📊

Distribution Overview and Types

Jun 13, 2025

Overview

This lecture introduces statistical distributions, explains their importance in data analysis, covers common distribution types, and demonstrates how to visualize and interpret distributions using Python.

Introduction to Distributions

  • Distributions describe how data values are spread and their frequency shapes.
  • Understanding distributions is essential for data analysis, statistical inference, and machine learning.
  • Statistical inference involves using samples to estimate population parameters due to the impracticality of collecting full population data.

Visualizing Distributions

  • Histograms show the frequency of data values in intervals; the y-axis represents counts or frequencies.
  • Symmetric distributions have mirror-image bars around the center; commonly related to the "normal" distribution.

Importance and Types of Distribution Shapes

  • Distributions help summarize and model datasets as well as validate statistical assumptions.
  • Common shapes: symmetric (bell curve/normal), uniform (equal frequency), bimodal (two peaks), skewed left/right (longer tail on one side).
  • Shape affects the relative positions of mean, median, and mode.

Exploring Dataset Distributions in Python

  • Use lists or create synthetic data when datasets are unavailable.
  • Functions like .unique() and .value_counts() help summarize categorical variables.
  • Histograms can reveal data concentration, skewness, and possible outliers.

Discrete Distributions

  • Discrete distributions model countable outcomes (e.g., dice rolls).
  • Uniform discrete: all outcomes equally likely (e.g., fair die).
  • Bernoulli: two outcomes (success/failure).
  • Binomial: number of successes in fixed n trials.
  • Geometric: number of trials until first success.
  • Poisson: counts events in a fixed interval.

Continuous Distributions

  • Continuous distributions cover infinite possible values within intervals.
  • Uniform continuous: all values in interval equally likely.
  • Normal distribution: bell-shaped curve, defined by mean and standard deviation.
  • Student's t, exponential, gamma, and beta are other important continuous distributions.

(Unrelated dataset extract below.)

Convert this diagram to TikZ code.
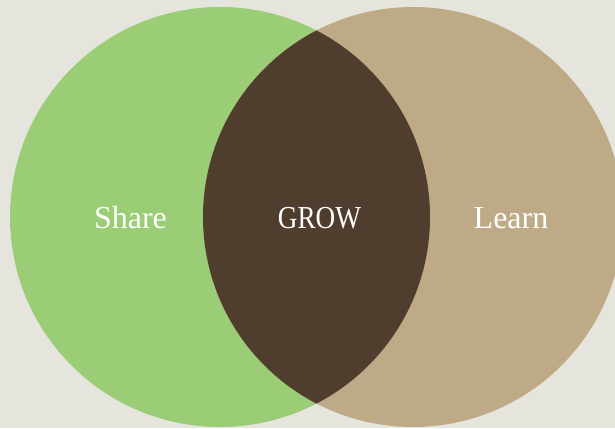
\documentclass[tikz,border=0pt]{standalone}
\usepackage{fontspec}
\setmainfont{Liberation Serif}
\usetikzlibrary{positioning}
\definecolor{bgcol}{HTML}{E5E5DD}
\definecolor{sharegreen}{HTML}{9ACD76}
\definecolor{learntan}{HTML}{BEAA86}
\definecolor{growbrown}{HTML}{4F3D2E}
\tikzstyle{ring} = [circle, minimum size=420pt, inner sep=0pt]
\tikzstyle{word} = [text=white, anchor=base, inner sep=0pt, font=\fontsize{32}{38}\selectfont]

\begin{document}
\begin{tikzpicture}[x=1pt, y=-1pt]

	\fill [bgcol] (0,0) rectangle (615,428);
	\useasboundingbox (0,0) rectangle (615,428);
\node (share) [ring, fill=sharegreen] at (220,217) {};
\node (learn) [ring, fill=learntan] at (413,217) {};
\begin{scope}
	\clip (share.center) circle (210pt);
	\fill [growbrown] (learn.center) circle (210pt);
\end{scope}

\node (sharetxt) [word] at (130.5,228) {Share};
\node (growtxt) [word, xscale=0.85, transform shape] at (319.5,228) {GROW};
\node (learntxt) [word] at (511,228) {Learn};
\end{tikzpicture}
\end{document}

Practical Use and Statistical Testing

  • Many statistical tests (e.g., t-tests) require assumptions about underlying distributions.
  • It's important to verify distribution assumptions before applying these tests.
  • Overlaying theoretical distributions (e.g., normal) on data enables visual comparison, but formal tests are used for confirmation.

Key Terms & Definitions

  • Distribution — The way data values are spread or arranged.
  • Histogram — A plot showing frequency of data in intervals.
  • Statistical Inference — Drawing conclusions about populations from samples.
  • Symmetric Distribution — Both halves mirror each other around the center.
  • Skewness — Asymmetry in data distribution; can be left (tail on left) or right (tail on right).
  • Discrete Distribution — Deals with countable outcomes.
  • Continuous Distribution — Deals with outcomes over intervals with infinite values.
  • Normal Distribution — Bell-shaped, symmetric distribution defined by mean and standard deviation.
  • Bernoulli/Binomial/Geometric/Poisson — Specific types of discrete distributions.

Action Items / Next Steps

  • Review notebook functions for creating and analyzing distributions in Python.
  • Practice generating histograms and identifying distribution types on given datasets.
  • Attempt the exercise: plot and interpret the distribution of car mileage in the provided dataset.
  • Prepare for future lessons on statistical testing of distribution assumptions.